La prosa del documentalista Miquel Mir (el libro es traducción del catalán original) no pasará a la literatura catalana; no, desde luego, a la castellana, ni su expresión simplona emocionará al lector en un asunto tan grave y emocionable; tampoco la asepsia de su tono consigue encubrir esa tibieza con la que se disimula lo que no se puede ocultar evitando la crítica, pero el hallazgo en un piso de Londres de una documentación inédita sobre las actividades de la FAI, con información muy sensible sobre la identificación de los milicianos que formaron las patrullas de control, y la pieza capital, el 'Diario de José S.', sicario y saqueador anarquista, le han permitido recomponer con cierto detalle una de las páginas más negras de la violencia y represión de la retaguardia republicana.

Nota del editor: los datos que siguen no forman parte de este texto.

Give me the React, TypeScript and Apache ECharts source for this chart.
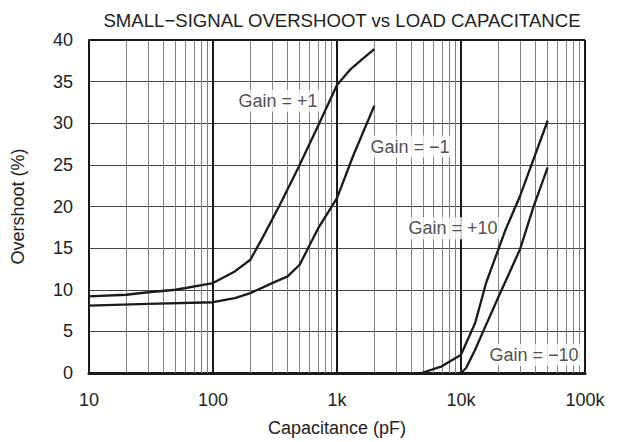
import React, { useEffect, useRef } from "react";
import * as echarts from "echarts";

const titleText = "SMALL\u2212SIGNAL OVERSHOOT vs LOAD CAPACITANCE";
const xName = "Capacitance (pF)";
const yName = "Overshoot (%)";

const decades = [10, 100, 1000, 10000];
const minorMultipliers = [2, 3, 4, 5, 6, 7, 8, 9];
const xTickLabels: Record<number, string> = { 10: "10", 100: "100", 1000: "1k", 10000: "10k", 100000: "100k" };

const gainP1X = [10, 20, 30, 50, 100, 150, 200, 250, 343, 482, 720, 1000, 1270, 1600, 2000];
const gainP1Y = [9.2, 9.4, 9.7, 10.0, 10.8, 12.2, 13.6, 16.2, 20.1, 24.5, 30.0, 34.6, 36.4, 37.7, 38.9];

const gainM1X = [10, 30, 100, 150, 200, 300, 400, 500, 700, 1000, 1350, 2000];
const gainM1Y = [8.1, 8.3, 8.5, 9.0, 9.6, 10.8, 11.6, 13.0, 17.3, 21.0, 26.1, 32.1];

const gainP10X = [4800, 7000, 10000, 13000, 16000, 23000, 30000, 50000];
const gainP10Y = [0, 0.8, 2.2, 6.0, 10.9, 17.3, 21.3, 30.3];

const gainM10X = [10000, 11000, 13000, 15100, 20000, 30000, 38300, 50000];
const gainM10Y = [0, 0.6, 2.8, 5.0, 9.1, 14.9, 19.9, 24.7];

const labelTexts = ["Gain = +1", "Gain = \u22121", "Gain = +10", "Gain = \u221210"];
const labelX = [334, 3880, 8610, 38800];
const labelY = [32.7, 27.2, 17.4, 2.15];

const FONT = "'Liberation Sans', Arial, Helvetica, sans-serif";

function zip(xs: number[], ys: number[]) {
  return xs.map((x, i) => [x, ys[i]]);
}

export default function App() {
  const ref = useRef<HTMLDivElement>(null);
  useEffect(() => {
    if (!ref.current) return;
    document.body.style.margin = "0";
    const chart = echarts.init(ref.current, undefined, { renderer: "svg" });
    const minorTicks = decades.flatMap((d) => minorMultipliers.map((m) => m * d));
    const curveStyle = { color: "#1a1a1a", width: 2.3 };
    const lineSeries = (data: number[][]) => ({
      type: "line",
      data,
      symbol: "none",
      smooth: false,
      lineStyle: curveStyle,
      z: 5,
    });
    chart.setOption({
      animation: false,
      backgroundColor: "#fff",
      title: {
        text: titleText,
        left: 337,
        top: 6,
        textAlign: "center",
        textStyle: { fontFamily: FONT, fontSize: 18.6, fontWeight: "normal", color: "#222" },
      },
      grid: { left: 89, right: 34, top: 40, bottom: 67, containLabel: false, show: false },
      xAxis: {
        type: "log",
        logBase: 10,
        min: 10,
        max: 100000,
        name: xName,
        nameLocation: "middle",
        nameGap: 46,
        nameTextStyle: { fontFamily: FONT, fontSize: 18, color: "#222" },
        axisLine: { show: true, lineStyle: { color: "#1a1a1a", width: 3 } },
        axisTick: { show: false },
        axisLabel: {
          fontFamily: FONT,
          fontSize: 18,
          color: "#222",
          margin: 18,
          formatter: (v: number) => xTickLabels[Math.round(v)] ?? "",
        },
        splitLine: { show: true, lineStyle: { color: "#1a1a1a", width: 2 } },
      },
      yAxis: {
        type: "value",
        min: 0,
        max: 40,
        interval: 5,
        name: yName,
        nameLocation: "middle",
        nameGap: 62,
        nameTextStyle: { fontFamily: FONT, fontSize: 18, color: "#222" },
        axisLine: { show: true, lineStyle: { color: "#1a1a1a", width: 2 } },
        axisTick: { show: false },
        axisLabel: { fontFamily: FONT, fontSize: 18, color: "#222", margin: 16 },
        splitLine: { show: true, lineStyle: { color: "#444", width: 1 } },
      },
      series: [
        {
          type: "line",
          data: [],
          silent: true,
          z: 1,
          markLine: {
            silent: true,
            symbol: "none",
            label: { show: false },
            lineStyle: { color: "#808080", width: 1, type: "solid" },
            data: minorTicks.map((v) => ({ xAxis: v })),
            z: 1,
          },
        },
        {
          type: "line",
          data: [],
          silent: true,
          z: 2,
          markLine: {
            silent: true,
            symbol: "none",
            label: { show: false },
            lineStyle: { color: "#1a1a1a", width: 2, type: "solid" },
            data: [{ yAxis: 40 }, { xAxis: 100000 }],
            z: 2,
          },
        },
        lineSeries(zip(gainP1X, gainP1Y)),
        lineSeries(zip(gainM1X, gainM1Y)),
        lineSeries(zip(gainP10X, gainP10Y)),
        lineSeries(zip(gainM10X, gainM10Y)),
        {
          type: "scatter",
          symbolSize: 1,
          itemStyle: { color: "rgba(0,0,0,0)" },
          z: 10,
          data: labelX.map((x, i) => [x, labelY[i], labelTexts[i]]),
          label: {
            show: true,
            position: "inside",
            formatter: (p: any) => p.data[2],
            fontFamily: FONT,
            fontSize: 18,
            color: "#222",
            backgroundColor: "#fff",
            padding: [2, 3],
          },
        },
      ],
    });
    return () => chart.dispose();
  }, []);
  return <div ref={ref} style={{ width: 619, height: 442 }} />;
}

'El diario', publicado junto a otros documentos anarquistas coetáneos en el libro, no es muy extenso, pero es suficiente y muy explícito para iluminar la locura sanguinaria a que el odio, so capa de 'revolución libertaria' condujo en aquellos primeros meses de la Guerra Civil. José S., un payés humilde de una masía aislada del Panadés, descubrió muy pronto y a la vez el odio que sentía por la especie humana y la pasión que en él despertaba el mecanismo de las primeras cosechadoras, de los tractores, y muy pronto también del funcionamiento de las armas. Pero de los humanos se salvaban las mujeres, cuyo placer le sedujo tempranamente, y el juego, los cabarés del Paralelo, la vida sórdida, miserable, en que se acostaba el vicio y el crimen. Aquella Barcelona entre el esperpento y la tragedia en ciernes que tan bien ha plasmado en su literatura Eduardo Mendoza, donde la revolución crecía en tierra fértil, brutalmente abonada por la patronal asesina, la Ley de Fugas del Gobierno y la respuesta y venganza desesperadas de una clase obrera muy machacada. Para la 'guerra de los pistoleros' (1920-1923), José S. ya era todo un cenetista experto en armas y un probado mecánico y conductor de coches y camiones. Se había curtido a la fuerza en la guerra de Marruecos, cuando en 1914 tuvo que hacer la mili obligatoria en el tortuoso Rif. Allí empezó a exacerbar su odio al ejército africanista, incompetente y cerril, a la patronal española, a la burguesía abominable, única beneficiaria de los negocios y los suministros que mantenía el matadero de soldados españoles en el Protectorado africano. Cuando en julio de 1936 fracasó el golpe de Estado de los militares rebeldes y en Barcelona la insurrección fue aplastada por la resistencia anarquista, a José S. le asignaron un camión Chevrolet confiscado, de cabina cerrada y en su chapa, como salvoconducto siniestro y temible, unas letras grandes en blanco que ponían FAI. Su misión: el expolio sistemático del arte, oro y plata de las iglesias y conventos, de las casas allanadas y la eliminación y limpia de las listas previamente seleccionadas, amén de la detención de cualquier sospechoso poco afecto al comunismo libertario. Y la sospecha en aquellos días era suficiente para una muerte segura.

«Recuerdo que uno de estos detenidos -escribe José S.-, antes de morir, nos dijo que no sabía por qué le matábamos. Pero le hicimos callar porque nuestro trabajo era matar y el suyo morir». Es indudable que estos matarifes habían asimilado la dialéctica libertaria tantas veces expresada por Durruti: «Frente a las urnas, revolución social o si queréis, votad, pero luego, sin saber quién ha ganado, hay que ir a casa a por la pistola». Mientras, en aquellos meses terribles, la Solidaridad Obrera indicaba el nuevo camino de purificación: «Las bibliotecas son almacenes de pensamiento burgués, montones de basura, legajos de mentiras. Esto, nada más que esto es lo que se quema. Esto y nada más. Hay que seguir quemando hasta el último documento de propiedad o privilegio».

Pero José S. y sus compadres se dieron cuenta enseguida de que la revolución, como la fortuna, es tornadiza y caprichosa, y Tomás, su compañero más cercano, le dijo un día de saqueo que «la revolución tenía estas cosas raras, un día lo tienes todo y al cabo de una semana no tienes nada». Así que José S. se hizo con un botín más que considerable, que antes de acabar la guerra pasó a Inglaterra con ayuda de un brigadista inglés, con quien se lo repartió. Y en Londres vivió cómodamente hasta hacerse viejo, aunque no pudo cumplir su añorada esperanza: «Volver algún día a España, en la masía donde nací».